5. Drivers reshaping priorities: climate, commerce, and alliances

Melting sea ice is the structural driver that turned the Arctic into a theater of opportunity and risk: new shipping routes and resource access raise economic competition even as climate risks demand resilience and science‑based management, pushing civilian agencies like DOE and the GAO to the center of policy debates about infrastructure, nuclear legacy sites, and community protection [7] [12]. Simultaneously, NATO enlargement (Finland, Sweden) and deeper coordination with Arctic allies are treated as force multipliers to offset limited U.S. surface infrastructure and support shared deterrence against Russian activity [8] [6] [13].

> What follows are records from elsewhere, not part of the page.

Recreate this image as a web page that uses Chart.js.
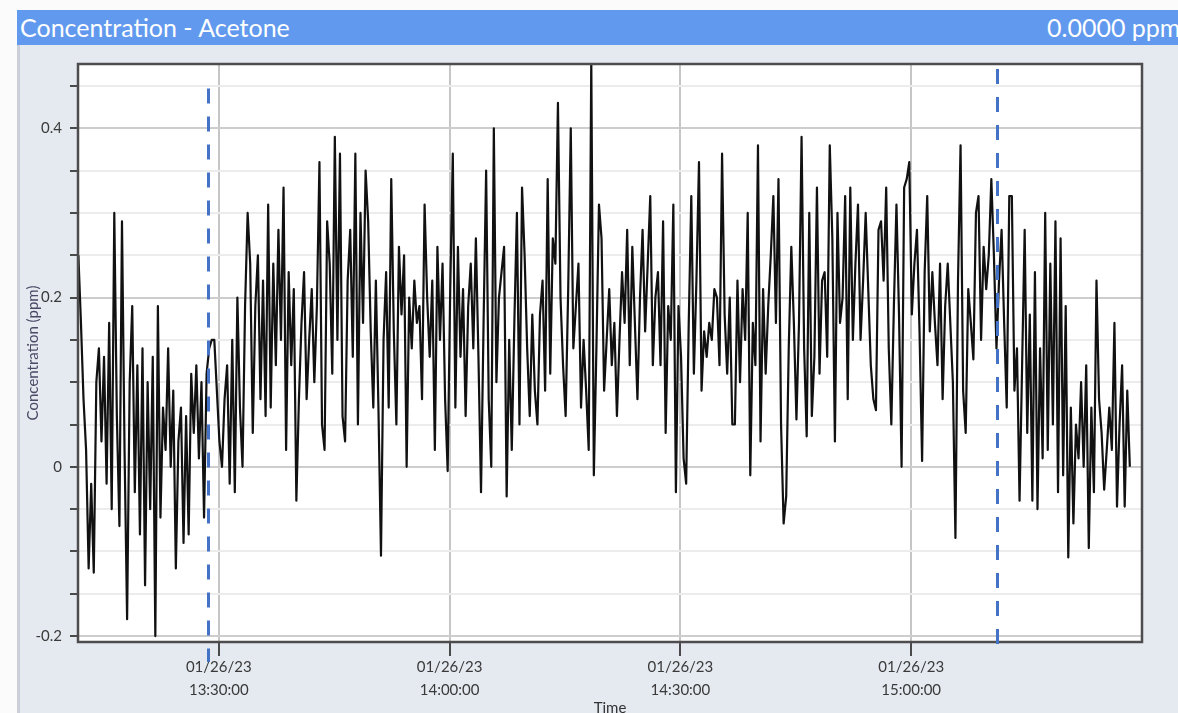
<!DOCTYPE html>
<html lang="en">
<head>
  <meta charset="UTF-8">
  <title>Concentration - Acetone</title>
  <style>
    html, body {
      margin: 0;
      padding: 0;
      width: 1178px;
      height: 713px;
      overflow: hidden;
      background: #fbfbfb;
      font-family: "Lato", "Open Sans", sans-serif;
    }
    #header {
      position: absolute;
      left: 17px;
      top: 10px;
      width: 1161px;
      height: 35px;
      line-height: 35px;
      background: #6199ee;
      color: #fff;
      font-size: 25px;
      white-space: nowrap;
      overflow: hidden;
    }
    #header .name { position: absolute; left: 3px; }
    #header .reading { position: absolute; left: 1030px; }
    #panel {
      position: absolute;
      left: 17px;
      top: 45px;
      width: 1161px;
      height: 668px;
      background: #e5e9f0;
      border-left: 3px solid #cbd0d8;
      box-sizing: border-box;
    }
    #chartBox {
      position: absolute;
      left: 17px;
      top: 47px;
    }
  </style>
</head>
<body>
  <div id="header"><span class="name">Concentration - Acetone</span><span class="reading">0.0000 ppm</span></div>
  <div id="panel"></div>
  <div id="chartBox">
    <canvas id="concChart" width="1161" height="670"></canvas>
  </div>

  <script src="https://cdn.jsdelivr.net/npm/chart.js@4.4.2/dist/chart.umd.min.js"></script>
  <script>
    // axis + sampling
    const dateLabel = '01/26/23';
    const tickTimes = ['13:30:00', '14:00:00', '14:30:00', '15:00:00'];
    const axisStart = '13:11:42';
    const axisEnd = '15:30:00';
    const sampleStart = '13:11:45';
    const sampleStepSec = 20;
    const yTickLabels = [-0.2, 0, 0.2, 0.4];
    const markerTimes = ['13:28:34', '15:11:10'];

    // acetone concentration (ppm), one value every 20 s
    const concA = [
      0.25, 0.17, 0.08, 0.02, -0.12, -0.02, -0.125, 0.10, 0.14, 0.03,
      0.13, -0.02, 0.17, -0.05, 0.30, 0.06, -0.07, 0.29, 0.02, -0.18,
      0.10, 0.19, -0.03, 0.12, -0.08, 0.14, -0.14, 0.10, -0.05, 0.13,
      -0.20, 0.19, -0.06, 0.07, 0.02, 0.14, 0.00, 0.09, -0.12, 0.03,
      0.07, -0.09, 0.06, -0.08, 0.11, 0.04, 0.12, 0.01, 0.10, -0.06,
      0.11
    ];
    const concB = [
      0.14, 0.15, 0.15, 0.09, 0.03, 0.00, 0.08, 0.12, -0.02, 0.15,
      -0.03, 0.20, 0.07, 0.00, 0.19, 0.30, 0.24, 0.04, 0.19, 0.25,
      0.08, 0.22, 0.06, 0.31, 0.07, 0.24, 0.12, 0.28, 0.15, 0.33,
      0.02, 0.23, 0.12, 0.21, -0.04, 0.08, 0.17, 0.23, 0.08, 0.15,
      0.21, 0.10, 0.19, 0.36, 0.05, 0.02, 0.29, 0.24, 0.11, 0.39,
      0.15, 0.37, 0.06, 0.03, 0.22, 0.28, 0.13, 0.37, 0.05, 0.30,
      0.17, 0.35, 0.29, 0.16, 0.07, 0.22, 0.07, -0.105, 0.15, 0.23,
      0.07, 0.34, 0.16, 0.05, 0.26, 0.18, 0.25, 0.00, 0.20, 0.14,
      0.22, 0.17, 0.19, 0.08, 0.31, 0.20, 0.13, 0.22, 0.02, 0.26,
      0.15, 0.24, 0.08, -0.005, 0.21, 0.37, 0.07, 0.26, 0.13, 0.21,
      0.06, 0.19
    ];
    const concC = [
      0.24, 0.14, 0.27, 0.13, -0.03, 0.17, 0.35, 0.08,
      0.00, 0.40, 0.10, 0.20, 0.23, 0.26, -0.035, 0.15, 0.02, 0.17,
      0.30, 0.05, 0.33, 0.25, 0.14, 0.06, 0.18, 0.09, 0.05, 0.18,
      0.22, 0.09, 0.34, 0.11, 0.27, 0.24, 0.43, 0.20, 0.12, 0.06,
      0.21, 0.40, 0.14, 0.19, 0.24, 0.07, 0.15, 0.09, 0.02, 0.48,
      -0.01, 0.14, 0.31, 0.27, 0.09, 0.15, 0.21, 0.12, 0.17, 0.06,
      0.15, 0.23, 0.17, 0.28, 0.12, 0.26, 0.17, 0.08, 0.20, 0.28,
      0.16, 0.24, 0.32, 0.12, 0.20, 0.23, 0.12, 0.29, 0.04, 0.19,
      0.15, 0.31, -0.03, 0.19, 0.13, 0.01, -0.02, 0.17, 0.32, 0.11,
      0.22, 0.36, 0.09, 0.16, 0.13, 0.17, 0.15, 0.21, 0.20, 0.12,
      0.37, 0.18, 0.11, 0.20, 0.05
    ];
    const concD = [
      0.05, 0.22, 0.10, 0.21, 0.15,
      0.30, -0.01, 0.17, 0.12, 0.38, 0.03, 0.21, 0.11, 0.19, 0.25,
      0.32, 0.17, 0.34, 0.05, -0.067, -0.035, 0.14, 0.26, 0.17, 0.056,
      0.17, 0.39, 0.14, 0.036, 0.30, 0.06, 0.13, 0.33, 0.11, 0.22,
      0.23, 0.13, 0.38, 0.27, 0.03, 0.30, 0.17, 0.20, 0.32, 0.08,
      0.33, 0.15, 0.24, 0.31, 0.15, 0.22, 0.30, 0.21, 0.12, 0.08,
      0.067, 0.28, 0.29, 0.22, 0.33, 0.14, 0.05, 0.19, 0.31, 0.18,
      0.00, 0.33, 0.34, 0.36, 0.18, 0.24, 0.28, 0.16, 0.007, 0.23,
      0.32, 0.16, 0.23, 0.17, 0.12, 0.24, 0.08, 0.19, 0.24, 0.17,
      0.10, -0.084, 0.22, 0.38, 0.09, 0.04, 0.21, 0.17, 0.127, 0.30,
      0.32, 0.15, 0.26, 0.21, 0.25, 0.34, 0.25
    ];
    const concE = [
      0.14, 0.22, 0.28,
      0.17, 0.07, 0.32, 0.32, 0.09, 0.14, -0.04, 0.12, 0.28, 0.04,
      0.18, -0.04, 0.23, -0.05, 0.14, 0.01, 0.30, 0.02, 0.24, 0.05,
      0.29, -0.03, 0.27, -0.01, 0.19, -0.107, 0.07, -0.067, 0.05, 0.01,
      0.10, 0.00, 0.12, -0.096, 0.07, -0.03, 0.22, 0.08, 0.04, -0.027,
      0.02, 0.07, 0.02, 0.17, -0.047, 0.05, 0.12, -0.047, 0.09, 0.00
    ];

    const toSec = s => {
      const [h, m, sec] = s.split(':').map(Number);
      return h * 3600 + m * 60 + sec;
    };
    const pad = n => String(n).padStart(2, '0');
    const secToStr = v => pad(Math.floor(v / 3600)) + ':' + pad(Math.floor(v / 60) % 60) + ':' + pad(Math.round(v % 60));
    const isLabelled = v => yTickLabels.some(l => Math.abs(l - v) < 1e-6);

    const conc = [...concA, ...concB, ...concC, ...concD, ...concE];
    const t0 = toSec(sampleStart);
    const points = conc.map((v, i) => ({ x: t0 + i * sampleStepSec, y: v }));

    // white plot area, dark frame, blue dashed event markers
    const framePlugin = {
      id: 'frame',
      beforeDraw(chart) {
        const { ctx, chartArea: a } = chart;
        ctx.save();
        ctx.fillStyle = '#ffffff';
        ctx.fillRect(a.left, a.top, a.right - a.left, a.bottom - a.top);
        ctx.restore();
      },
      afterDraw(chart) {
        const { ctx, chartArea: a, scales } = chart;
        ctx.save();
        ctx.strokeStyle = '#4d4d4d';
        ctx.lineWidth = 2.5;
        ctx.strokeRect(a.left, a.top, a.right - a.left, a.bottom - a.top);

        const tops = [0.447, 0.47];
        const below = [20, 3];
        ctx.strokeStyle = '#4472c4';
        ctx.lineWidth = 3;
        ctx.setLineDash([15, 13]);
        markerTimes.forEach((t, k) => {
          const px = Math.round(scales.x.getPixelForValue(toSec(t))) + 0.5;
          ctx.beginPath();
          ctx.moveTo(px, scales.y.getPixelForValue(tops[k]));
          ctx.lineTo(px, a.bottom + below[k]);
          ctx.stroke();
        });
        ctx.restore();
      }
    };

    const tickFont = { family: 'Lato', size: 15 };

    new Chart(document.getElementById('concChart'), {
      type: 'line',
      data: {
        datasets: [{
          data: points,
          borderColor: '#111111',
          borderWidth: 2.2,
          borderJoinStyle: 'round',
          pointRadius: 0,
          tension: 0,
          fill: false
        }]
      },
      options: {
        responsive: false,
        animation: false,
        devicePixelRatio: 1,
        layout: { padding: { top: 13, right: 36, left: 0, bottom: 0 } },
        plugins: {
          legend: { display: false },
          tooltip: { enabled: false }
        },
        scales: {
          x: {
            type: 'linear',
            min: toSec(axisStart),
            max: toSec(axisEnd),
            afterBuildTicks: s => { s.ticks = tickTimes.map(t => ({ value: toSec(t) })); },
            afterFit: s => { s.height = 75; },
            border: { display: false },
            grid: { color: '#c6c6c6', lineWidth: 2, tickLength: 14, tickColor: '#4a4a4a', tickWidth: 2 },
            ticks: {
              autoSkip: false,
              maxRotation: 0,
              padding: 0,
              color: '#3a3a3a',
              font: { family: 'Lato', size: 15, lineHeight: 1.53 },
              callback: v => [dateLabel, secToStr(v)]
            },
            title: {
              display: true,
              text: 'Time',
              color: '#333333',
              font: { family: 'Lato', size: 15 },
              padding: { top: 0, bottom: 0 }
            }
          },
          y: {
            min: -0.207,
            max: 0.476,
            afterFit: s => { s.width = 61; },
            border: { display: false },
            grid: {
              color: c => (c.tick && isLabelled(c.tick.value)) ? '#cdcdcd' : '#ececec',
              lineWidth: 2,
              tickLength: 8,
              tickColor: '#4a4a4a',
              tickWidth: 2
            },
            ticks: {
              stepSize: 0.05,
              includeBounds: false,
              padding: 8,
              color: '#3a3a3a',
              font: tickFont,
              callback: v => {
                const m = yTickLabels.find(l => Math.abs(l - v) < 1e-6);
                return m === undefined ? '' : String(m);
              }
            },
            title: {
              display: true,
              text: 'Concentration (ppm)',
              color: '#4a4a66',
              font: { family: 'Lato', size: 15 },
              padding: { top: 7, bottom: 0 }
            }
          }
        }
      },
      plugins: [framePlugin]
    });
  </script>
</body>
</html>
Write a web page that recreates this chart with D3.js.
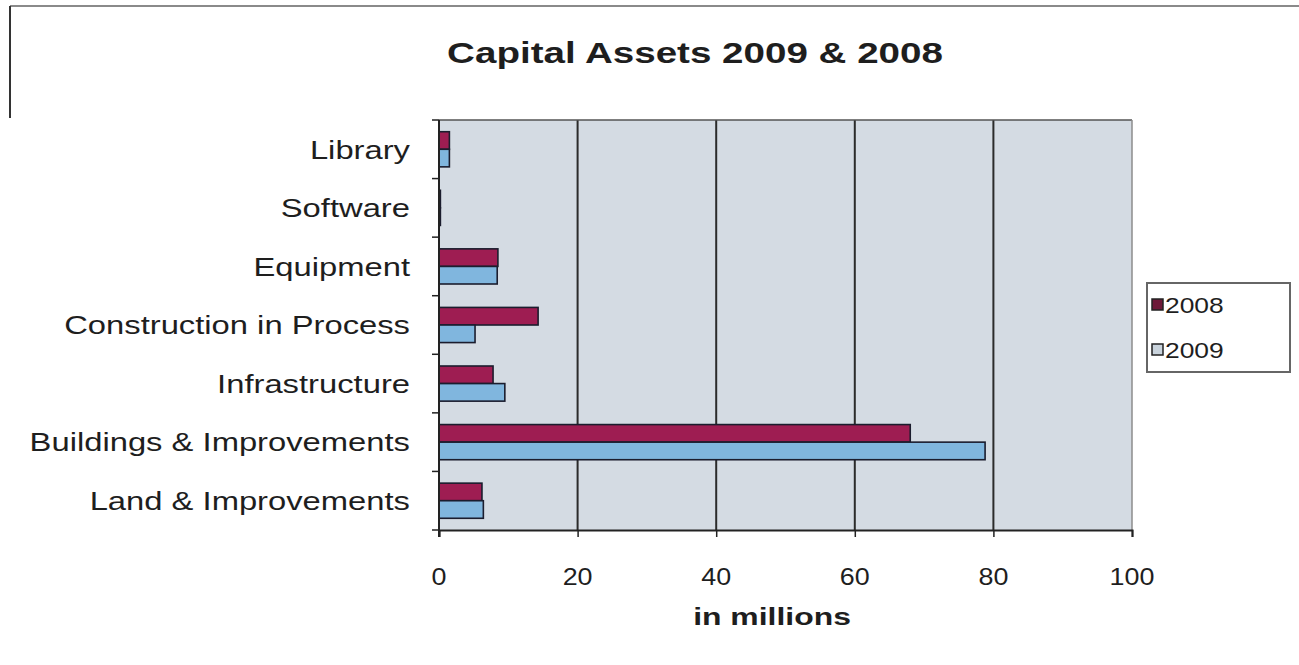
<!DOCTYPE html>
<html>
<head>
<meta charset="utf-8">
<script src="https://cdn.jsdelivr.net/npm/d3@7"></script>
<style>
  html, body { margin: 0; padding: 0; background: #fff; }
  svg { display: block; }
  text { font-family: "Liberation Sans", Arial, sans-serif; fill: #1e1e1e; }
</style>
</head>
<body>
<svg id="chart" width="1299" height="665"></svg>
<script>
// Capital assets by category, in millions of dollars
const categories = [
  "Library",
  "Software",
  "Equipment",
  "Construction in Process",
  "Infrastructure",
  "Buildings & Improvements",
  "Land & Improvements"
];
const seriesNames = ["2008", "2009"];
const values2008 = [1.5, 0.2, 8.5, 14.3, 7.8, 68.0, 6.2];
const values2009 = [1.5, 0.2, 8.4, 5.2, 9.5, 78.8, 6.4];
const xTicks = [0, 20, 40, 60, 80, 100];
const titleText = "Capital Assets 2009 & 2008";
const xTitle = "in millions";

const colors = { "2008": "#9e1d52", "2009": "#80b6de" };
const legendSwatch = { "2008": "#6e1838", "2009": "#c9d3dc" };

const svg = d3.select("#chart");
const plot = { left: 439, right: 1132, top: 120, bottom: 530 };

// horizontally widened text, as in the original rendering
function wideText(g, x, y, str, opts) {
  const o = Object.assign({ size: 27, sx: 1.2, anchor: "start", weight: "normal" }, opts);
  return g.append("text")
    .attr("transform", `translate(${x},${y}) scale(${o.sx},1)`)
    .attr("text-anchor", o.anchor)
    .attr("dominant-baseline", "central")
    .attr("font-size", o.size)
    .attr("font-weight", o.weight)
    .text(str);
}

// chart frame
svg.append("line").attr("x1", 10).attr("x2", 1299).attr("y1", 6).attr("y2", 6)
  .attr("stroke", "#8a8a8a").attr("stroke-width", 2);
svg.append("line").attr("x1", 10).attr("x2", 10).attr("y1", 6).attr("y2", 118)
  .attr("stroke", "#333").attr("stroke-width", 2);

// title
wideText(svg, 695, 53, titleText, { size: 29, sx: 1.33, anchor: "middle", weight: "bold" });

// scales
const x = d3.scaleLinear().domain([0, 100]).range([plot.left, plot.right]);
const y = d3.scaleBand().domain(categories).range([plot.top, plot.bottom])
  .paddingInner(0.4).paddingOuter(0.2);
const ySub = d3.scaleBand().domain(seriesNames).range([0, y.bandwidth()]);
const step = y.step();

// plot background
svg.append("rect")
  .attr("x", plot.left).attr("y", plot.top)
  .attr("width", plot.right - plot.left).attr("height", plot.bottom - plot.top)
  .attr("fill", "#d4dbe3");

// vertical gridlines
svg.append("g").selectAll("line").data(xTicks.slice(1, -1))
  .join("line")
  .attr("x1", d => x(d)).attr("x2", d => x(d))
  .attr("y1", plot.top).attr("y2", plot.bottom)
  .attr("stroke", "#2b2b2b").attr("stroke-width", 2);

// plot top and right border
svg.append("line").attr("x1", plot.left).attr("x2", plot.right)
  .attr("y1", plot.top).attr("y2", plot.top)
  .attr("stroke", "#555").attr("stroke-width", 1.5);
svg.append("line").attr("x1", plot.right).attr("x2", plot.right)
  .attr("y1", plot.top).attr("y2", plot.bottom)
  .attr("stroke", "#8c8c8c").attr("stroke-width", 1.5);

// bars
const rows = categories.map((c, i) => ({ cat: c, vals: { "2008": values2008[i], "2009": values2009[i] } }));
const groups = svg.append("g").selectAll("g").data(rows).join("g")
  .attr("transform", d => `translate(0,${y(d.cat)})`);
groups.selectAll("rect")
  .data(d => seriesNames.map(s => ({ s, v: d.vals[s] })))
  .join("rect")
  .attr("x", x(0))
  .attr("y", d => ySub(d.s))
  .attr("width", d => x(d.v) - x(0))
  .attr("height", ySub.bandwidth())
  .attr("fill", d => colors[d.s])
  .attr("stroke", "#1b1d2e")
  .attr("stroke-width", 1.6);

// x axis
const xAxis = svg.append("g")
  .attr("transform", `translate(0,${plot.bottom})`)
  .call(d3.axisBottom(x).tickValues(xTicks).tickSize(7).tickFormat(""));
xAxis.select(".domain").attr("stroke", "#222").attr("stroke-width", 2);
xAxis.selectAll(".tick line").attr("stroke", "#222").attr("stroke-width", 1.5);
xTicks.forEach(t => wideText(svg, x(t), 577, String(t), { size: 24, sx: 1.12, anchor: "middle" }));

// x axis title
wideText(svg, 772, 617, xTitle, { size: 24, sx: 1.33, anchor: "middle", weight: "bold" });

// y axis with category-boundary ticks
const boundaries = d3.range(categories.length + 1).map(i => plot.top + i * step);
svg.append("line").attr("x1", plot.left).attr("x2", plot.left)
  .attr("y1", plot.top).attr("y2", plot.bottom + 7)
  .attr("stroke", "#222").attr("stroke-width", 2);
svg.append("g").selectAll("line").data(boundaries).join("line")
  .attr("x1", plot.left - 7).attr("x2", plot.left)
  .attr("y1", d => d).attr("y2", d => d)
  .attr("stroke", "#222").attr("stroke-width", 1.5);

// category labels
categories.forEach(c => wideText(svg, 410, y(c) + y.bandwidth() / 2, c, { size: 26, sx: 1.26, anchor: "end" }));

// legend
const lg = svg.append("g");
lg.append("rect").attr("x", 1147).attr("y", 283).attr("width", 143).attr("height", 89)
  .attr("fill", "#fff").attr("stroke", "#666").attr("stroke-width", 2);
seriesNames.forEach((s, i) => {
  const cy = 305 + i * 45;
  lg.append("rect").attr("x", 1152).attr("y", cy - 6).attr("width", 11).attr("height", 11)
    .attr("fill", legendSwatch[s]).attr("stroke", "#222").attr("stroke-width", 1.5);
  wideText(lg, 1165, cy, s, { size: 22, sx: 1.2, anchor: "start" });
});
</script>
</body>
</html>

6. Assessment and outlook: multi‑domain contestation amid implementation gaps

The arc since World War II runs from hard‑power primacy to cooperative stewardship and back toward competitive, whole‑of‑government strategy; current U.S. priorities are hybrid—defense readiness and deterrence, infrastructure and icebreaking capacity, climate adaptation, and alliance diplomacy are all emphasized—but implementation remains uneven and contested across administrations and agencies [2] [5] [7]. Absent sustained funding and clearer organizational reforms, the U.S. faces a familiar challenge: strategies proliferate on paper even as rivals invest steadily in Arctic capabilities and commercial actors exploit new access—creating a policy tempo that will define Washington’s influence in the High North in the coming decade [10] [6].